Ben Croll Ukrainian producers Anna Eliseeva, Egor Olesov, and Iryna Kostyuk – who had just left the car after driving the two-day drive between Kyiv and Cannes — kicked off this year’s Annecy Goes to Cannes Animation Day with a call to arms.“While Ukraine is fighting with Russia we need to keep fighting on a cultural level,” said Olesov, whose project “Mavka, The Forest Song” (pictured) was one of five works-in-progress presented at a May 22 morning session. “Culture is our strongest weapon right now, and we need to show ours to the whole world.
That’s why our team is twice as motivated.”A family friendly 3D adventure lifted from Ukrainian folklore, the long-in-the-works project was selected at Bordeaux’s Cartoon Movie in both 2017 and 2018 and been in production since well before that.

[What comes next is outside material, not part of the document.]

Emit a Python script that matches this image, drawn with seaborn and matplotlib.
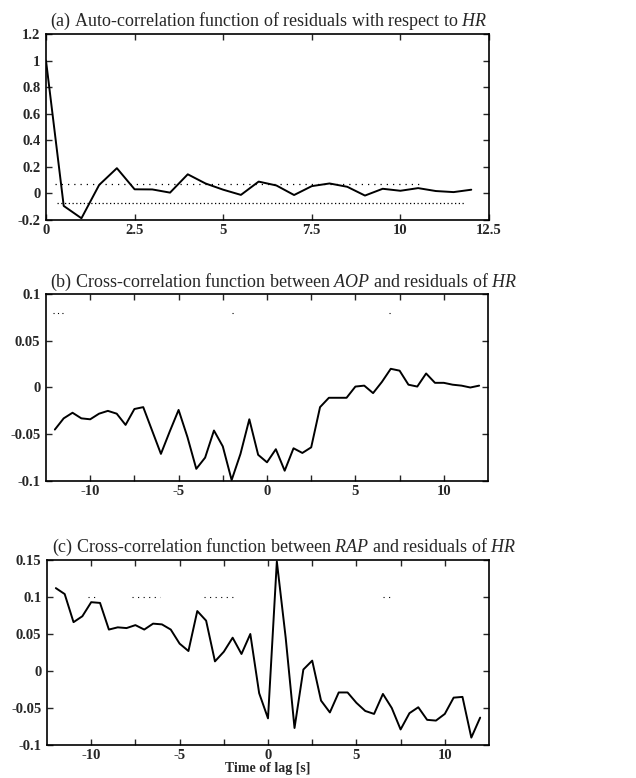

Now with deals signed and delivery still slated for September, the filmmaking team faces pressures uncommon in even the most breakneck of timelines. “A lot of our animators are working out of bomb shelters,” Kostyuk explained. “They’ve been displaced and spread out all over.
Some of them are in occupied territories, facing Russian soldiers and tanks as they work to finish the movie.”While the project has already secured distribution across a number of international territories, the film’s domestic future remains uncertain. “We don’t know when the domestic release will happen,” said Eliseeva. “We say it will happen after our victory – and that will be very sweet.”Of course, “Mavka, The Forest Song” was something of an outlier at Annecy Goes to Cannes, a works-in-progress pitch jointly organized by Cannes Marché du Film and the Annecy Intl.